Tuesday, April 29, 2008

A 'new paradigm'?

The CIPD in the UK (Chartered Institute of Personnal Development) has commissioned Capgemini to produce a research report on Smart Working.

Smart Working: The impact of work organisation and job design, is the outcome of the first phase of an investigation to explore the hypothesis that "a new organsisational paradigm is emerging". The report concludes that the research "gives weight to the hypothesis that a new organisational paradigm is emerging" and that phase two should "assess and validate the existence of a new organisational paradigm of smart working".

Not before time

According to the Future Laboratory's Mobile Work Futures report for Microsoft in January 2007:

"organisational and behavioural structures take longer to change than technological ones. While the UK has unusually high levels of technology take-up, British businesses have shown lower-than-average ability to achieve the managerial innovations that could exploit it to the full."

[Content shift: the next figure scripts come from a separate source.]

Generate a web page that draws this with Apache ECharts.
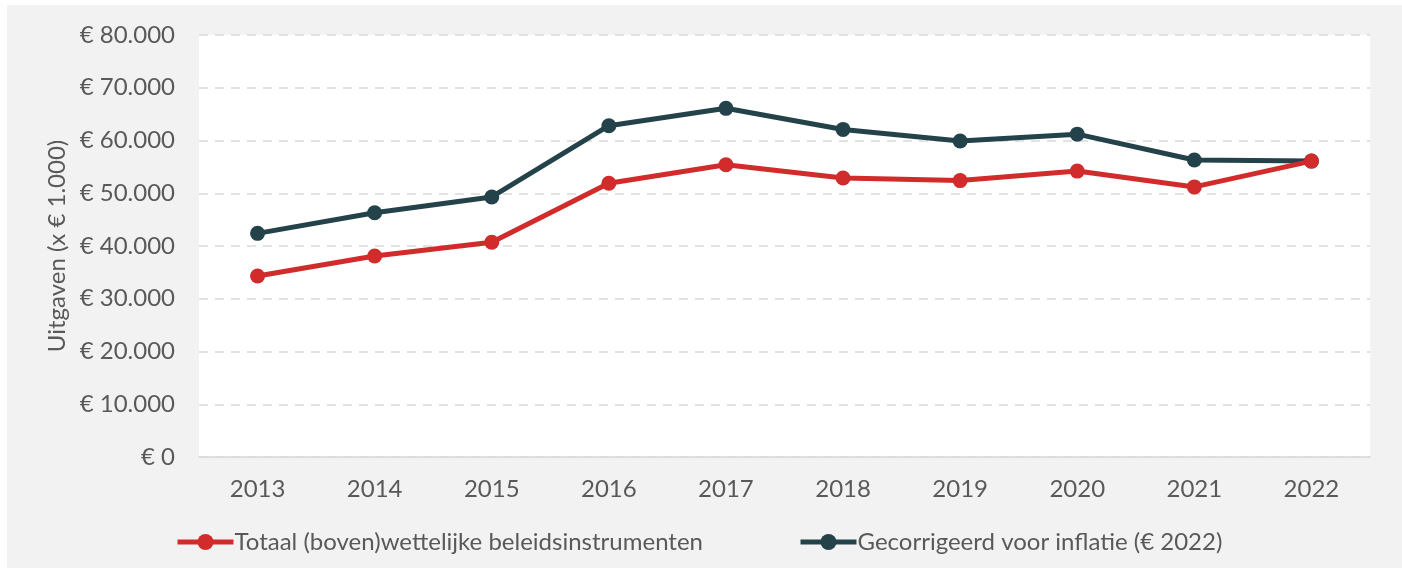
<!DOCTYPE html>
<html>
<head>
<meta charset="utf-8">
<script src="https://cdn.jsdelivr.net/npm/echarts@6/dist/echarts.min.js"></script>
<style>
  html, body {
    margin: 0;
    padding: 0;
    background: #fff;
  }
  .wrap {
    position: absolute;
    left: 7px;
    top: 5px;
    width: 1395px;
    height: 563px;
    background: #f2f2f2;
  }
  #chart {
    width: 1395px;
    height: 563px;
  }
</style>
</head>
<body>
<div class="wrap"><div id="chart"></div></div>
<script>
// jaren op de x-as
const years = ["2013", "2014", "2015", "2016", "2017", "2018", "2019", "2020", "2021", "2022"];
// uitgaven x € 1.000
const totaal = [34300, 38100, 40700, 51900, 55400, 52900, 52400, 54200, 51200, 56100];
const gecorrigeerd = [42400, 46300, 49300, 62800, 66100, 62100, 59900, 61200, 56300, 56100];
const seriesNames = ["Totaal (boven)wettelijke beleidsinstrumenten", "Gecorrigeerd voor inflatie (€ 2022)"];

const font = "Lato";
const textColor = "#595959";
const red = "#d22b2b";
const dark = "#244249";

function euro(v) {
  if (v === 0) return "€ 0";
  return "€ " + v.toLocaleString("de-DE");
}

// beide legenda's los, zodat ze op dezelfde plek staan als in het origineel
function legendItem(name, left) {
  return {
    left: left,
    top: 520,
    itemWidth: 56,
    itemHeight: 20,
    lineStyle: { width: 5 },
    textStyle: { fontSize: 24, color: textColor, fontFamily: font, padding: [0, 0, 0, -4] },
    data: [name],
  };
}

const mychart = echarts.init(document.getElementById("chart"));
mychart.setOption({
  textStyle: { fontFamily: font },
  grid: {
    left: 192,
    right: 32,
    top: 30,
    bottom: 111,
    show: true,
    backgroundColor: "#fff",
    borderWidth: 0,
  },
  legend: [legendItem(seriesNames[0], 163), legendItem(seriesNames[1], 786)],
  xAxis: {
    type: "category",
    data: years,
    boundaryGap: true,
    axisLine: { lineStyle: { color: "#d9d9d9", width: 1.5 } },
    axisTick: { show: false },
    axisLabel: { fontSize: 24, color: textColor, margin: 20 },
  },
  yAxis: {
    type: "value",
    min: 0,
    max: 80000,
    interval: 10000,
    name: "Uitgaven (x € 1.000)",
    nameLocation: "middle",
    nameGap: 130,
    nameTextStyle: { fontSize: 24, color: textColor },
    axisLine: { show: false },
    axisTick: { show: false },
    axisLabel: {
      fontSize: 24,
      color: textColor,
      margin: 24,
      formatter: euro,
    },
    splitLine: {
      lineStyle: { color: "#d9d9d9", type: [9, 7], width: 1.5 },
    },
  },
  series: [
    {
      name: seriesNames[0],
      type: "line",
      data: totaal,
      symbol: "circle",
      symbolSize: 15,
      lineStyle: { color: red, width: 5 },
      itemStyle: { color: red },
      z: 3,
    },
    {
      name: seriesNames[1],
      type: "line",
      data: gecorrigeerd,
      symbol: "circle",
      symbolSize: 15,
      lineStyle: { color: dark, width: 5 },
      itemStyle: { color: dark },
      z: 2,
    },
  ],
});
</script>
</body>
</html>
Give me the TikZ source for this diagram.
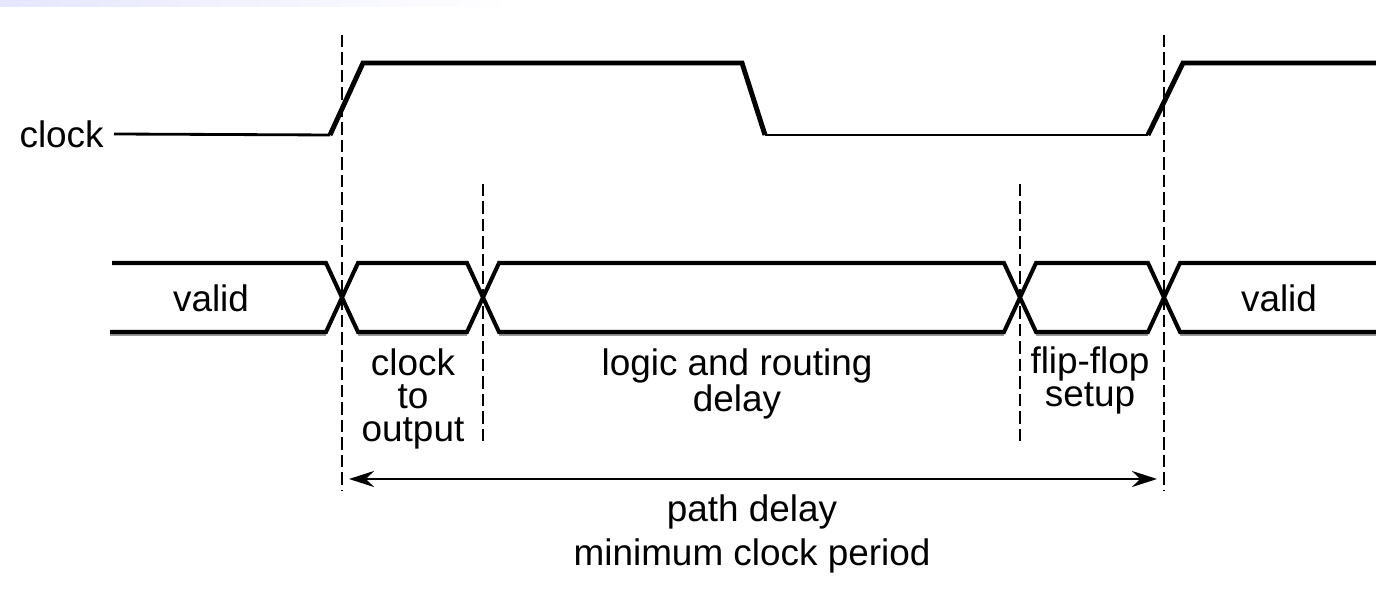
\documentclass[tikz,border=0pt]{standalone}
\usepackage{fontspec}
\setmainfont{Liberation Sans}
\usetikzlibrary{arrows.meta}

\begin{document}
\begin{tikzpicture}[x=0.02cm,y=-0.02cm,
    lbl/.style={font=\fontsize{21}{18.8}\selectfont, inner sep=0pt, anchor=base, align=center},
    high/.style={line width=2.8pt},
    low/.style={line width=1.6pt},
    bus/.style={line width=2.3pt},
    busshade/.style={line width=1.3pt, draw=black!40},
    marker/.style={dashed, line width=1.3pt, dash pattern=on 0.25cm off 0.1cm},
    span/.style={{Stealth[length=0.5cm,width=0.32cm]}-{Stealth[length=0.5cm,width=0.32cm]}, line width=1.4pt}]
      \useasboundingbox (0,0) rectangle (1376,590);
      \shade[left color=blue!10, right color=white] (0,0) rectangle (510,7);
      \node (clk) [font=\fontsize{21}{18.8}\selectfont, anchor=east, inner sep=0.2cm] at (114,134) {clock};
      \draw[low] (clk.east) -- (330,135);
      \draw[high] (330,135) -- (363,63) -- (742,63) -- (765,135);
      \draw[low] (765,135) -- (1148,135);
      \draw[high] (1148,135) -- (1183,63) -- (1376,63);
      \begin{scope}[busshade]
        \draw (110,335) -- (326,335);
        \draw (358,335) -- (467,335);
        \draw (499,335) -- (1004,335);
        \draw (1036,335) -- (1148,335);
        \draw (1180,335) -- (1376,335);
      \end{scope}
      \draw[bus] (112,263) -- (326,263) -- (358,332) -- (467,332) -- (499,263) -- (1004,263) -- (1036,332) -- (1148,332) -- (1180,263) -- (1376,263);
      \draw[bus] (110,332) -- (326,332) -- (358,263) -- (467,263) -- (499,332) -- (1004,332) -- (1036,263) -- (1148,263) -- (1180,332) -- (1376,332);
      \coordinate (t0) at (342,35);
      \coordinate (b0) at (342,490);
      \coordinate (t1) at (483,184);
      \coordinate (b1) at (483,446);
      \coordinate (t2) at (1020,184);
      \coordinate (b2) at (1020,446);
      \coordinate (t3) at (1164,35);
      \coordinate (b3) at (1164,490);
      \begin{scope}[marker]
        \draw (t0) to (b0);
        \draw (t1) to (b1);
        \draw (t2) to (b2);
        \draw (t3) to (b3);
      \end{scope}
      \coordinate (p0) at (349,479);
      \coordinate (p1) at (1157,479);
      \draw[span] (p0) to (p1);
      \node (valid0) [lbl] at (211,312) {valid};
      \node (valid1) [lbl] at (1279,312) {valid};
      \node (c2q) [lbl] at (413,442) {clock\\to\\output};
      \node (route) [lbl] at (737,412) {logic and routing\\delay};
      \node (setup) [lbl] at (1090,407) {flip-flop\\setup};
      \node (period) [lbl] at (752,566) {path delay\\[5pt]minimum clock period};
\end{tikzpicture}
\end{document}
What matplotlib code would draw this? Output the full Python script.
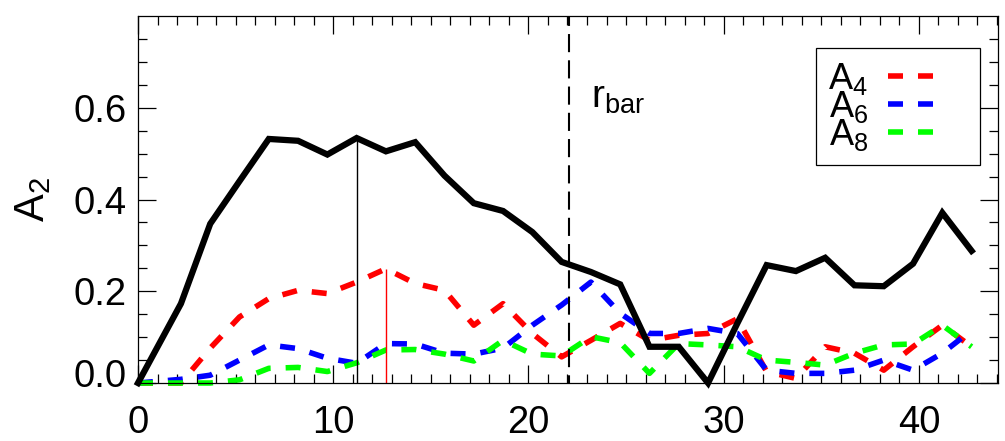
import numpy as np
import matplotlib
matplotlib.use("Agg")
import matplotlib.pyplot as plt
from matplotlib.ticker import MultipleLocator, FixedLocator
from matplotlib.lines import Line2D
import matplotlib.transforms as mtrans

plt.rcParams['font.family'] = ['Liberation Sans', 'DejaVu Sans']
plt.rcParams['mathtext.default'] = 'regular'

# radius and Fourier amplitudes
r = [0, 2.2, 3.7, 5.2, 6.7, 8.2, 9.7, 11.2, 12.7, 14.2, 15.7, 17.2, 18.7, 20.2,
     21.7, 23.2, 24.7, 26.2, 27.7, 29.2, 30.7, 32.2, 33.7, 35.2, 36.7, 38.2,
     39.7, 41.2, 42.7]
a2 = [0.0, 0.173, 0.347, 0.44, 0.532, 0.528, 0.498, 0.534, 0.505, 0.525, 0.452,
      0.392, 0.375, 0.329, 0.264, 0.242, 0.215, 0.079, 0.079, 0.0, 0.13, 0.257,
      0.244, 0.273, 0.213, 0.211, 0.26, 0.371, 0.288]
a4 = [0.0, 0.0, 0.076, 0.144, 0.184, 0.202, 0.195, 0.22, 0.249, 0.217, 0.202,
      0.126, 0.173, 0.108, 0.057, 0.093, 0.13, 0.093, 0.104, 0.108, 0.14, 0.025,
      0.01, 0.079, 0.065, 0.028, 0.079, 0.126, 0.079]
a6 = [0.0, 0.008, 0.017, 0.05, 0.083, 0.075, 0.054, 0.043, 0.086, 0.085, 0.065,
      0.063, 0.076, 0.126, 0.17, 0.22, 0.152, 0.108, 0.108, 0.119, 0.108, 0.028,
      0.021, 0.021, 0.028, 0.05, 0.028, 0.065, 0.115]
a8 = [0.0, 0.0, 0.0, 0.007, 0.032, 0.034, 0.025, 0.044, 0.072, 0.073, 0.063,
      0.048, 0.093, 0.063, 0.059, 0.101, 0.088, 0.021, 0.086, 0.083, 0.079, 0.05,
      0.045, 0.039, 0.065, 0.083, 0.085, 0.126, 0.079]

labels = ['A$_4$', 'A$_6$', 'A$_8$']
colors = ['#ff0000', '#0000ff', '#00ff00']

r_peak2, a2_peak = 11.2, 0.534
r_peak4, a4_peak = 12.7, 0.249
r_bar = 22.1

fig = plt.figure(figsize=(10.05, 4.41), dpi=100)
ax = fig.add_axes([0.1373, 0.1315, 0.8557, 0.8322])

dash = (0, (2.7, 2.7))
ax.plot(r, a2, color='black', lw=4.5, solid_joinstyle='miter', clip_on=False, zorder=5)
for y, c in zip([a4, a6, a8], colors):
    ax.plot(r, y, color=c, lw=4, ls=dash, dash_capstyle='butt', clip_on=False)

ax.vlines(r_peak2, 0, a2_peak, color='black', lw=1)
ax.vlines(r_peak4, 0, a4_peak, color='#ff0000', lw=1)
ax.axvline(r_bar, color='black', lw=1.5, ls=(5, (8.7, 3.9)))

ax.text(23.2, 0.6, r'r$_{bar}$', fontsize=28, ha='left', va='baseline')

ax.set_xlim(0, 44.05)
ax.set_ylim(0, 0.8)
ax.xaxis.set_major_locator(FixedLocator([0, 10, 20, 30, 40]))
ax.xaxis.set_minor_locator(MultipleLocator(1))
ax.yaxis.set_major_locator(FixedLocator([0, 0.2, 0.4, 0.6]))
ax.yaxis.set_minor_locator(FixedLocator(np.arange(0.05, 0.8, 0.05)))
ax.set_yticklabels(['0.0', '0.2', '0.4', '0.6'])

ax.tick_params(which='both', direction='in', top=True, right=True, width=0.9,
               labelsize=27.5)
ax.tick_params(which='major', length=13)
ax.tick_params(which='minor', length=6.5)
ax.tick_params(axis='x', pad=15.5)
ax.tick_params(axis='y', pad=8)
for s in ax.spines.values():
    s.set_linewidth(0.9)

# lift the 0.0 label a little, as in the original
lab0 = ax.get_yticklabels()[0]
lab0.set_transform(lab0.get_transform() + mtrans.ScaledTranslation(0, 10 / 100, fig.dpi_scale_trans))

ax.set_ylabel('A$_2$', fontsize=30, labelpad=15)

# legend keys: two dashes, then empty space to the frame
handles = [Line2D([], [], color=c, lw=4, ls=(0, (2.7, 2.7, 2.7, 20)),
                  dash_capstyle='butt') for c in colors]
leg = ax.legend(handles, labels, loc='upper right', bbox_to_anchor=(0.979, 0.913),
                fontsize=26, markerfirst=False, handlelength=2.2, handletextpad=0.55,
                labelspacing=-0.22, borderaxespad=0, fancybox=False,
                edgecolor='black', framealpha=1, borderpad=0.35)
leg.get_frame().set_linewidth(0.9)

fig.savefig('out.png', dpi=100)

This echoes a conclusion from the 6-year long ESRC Future of Work programme, which said that:

"the research points to a dramatic increase in the diffusion of new information and communications technologies in a wide range of jobs and occupations, but less dramatic advances in the management of people, which might ultimately hold the key to the performance gains that so many companies wish to achieve."

Slow to change

I helped to facilitate this knowledge exchange workshop last week, on the theme of 'Open Your Mind To Smarter Working'. The workshop was energetic and the content well-received by workshop participants. I was presenting case studies that I had created as part of a research programme I led four years ago, and what I had to say was new for the people who attended.

Establishing the existence, or not, of a new paradigm is of course interesting to consider.

But getting to grips with how we can best go about communicating what we already know, and making it usable and customisable to help businesses adapt to the tsunami of changes that are coming at them (technological, demographic, economic and organisational re-structuring) - now that is urgent and more worthy of the CIPDs efforts than proposing supposed new paradigms.